I often also think that I am just somehow dopamine-deficient by default (by birth, maybe). The motivation issue... and I have always struggled with experiencing joy in response to normal, natural rewards. All the academic achievements, business achievements, relationships, inner explorations, spirituality, even often physical pleasure... I see other people in much less favorable positions compared to me exploding with joy and happiness, or at least content, in response to these normal life experiences. I have rarely felt such joy but have often pretended. I usually have very strong interests and motives before I invest energy, time, money, emotional and spiritual effort, whatever... a very brief "oh, okay, it is done" and then not much else.

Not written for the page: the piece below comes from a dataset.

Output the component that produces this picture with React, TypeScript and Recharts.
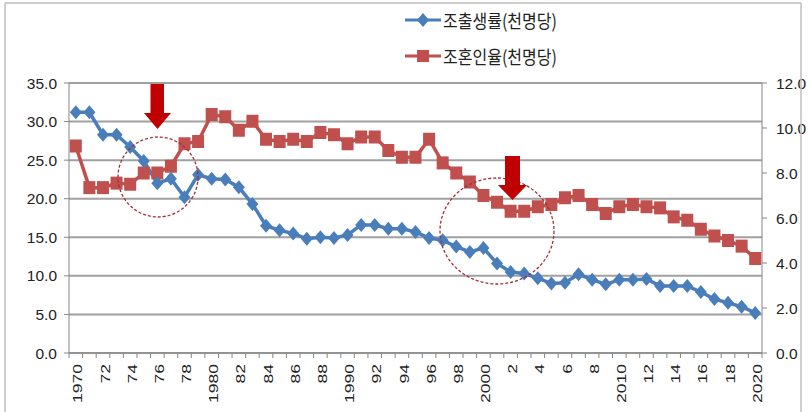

I was going to write "oh, okay, it is done" and then emptiness, but that is not true at this point of my life, I rarely (almost never) feel emptiness or lack of anything, except this... motivation. But I've also read that a main feature of people with my personality type is avoiding emptiness, always looking for stimulation, creating a rich and complex inner world that is never boring... so perhaps I've just achieved my goal?

I also often think that some of us may just expect too much of life and perhaps most, or even all, of our problems stem from those high expectations. Because we have all these intellectual and emotional capabilities, all the fantasizing about possibilities, dreaming about what could be... I am not sure but would be interested if anyone had feedback.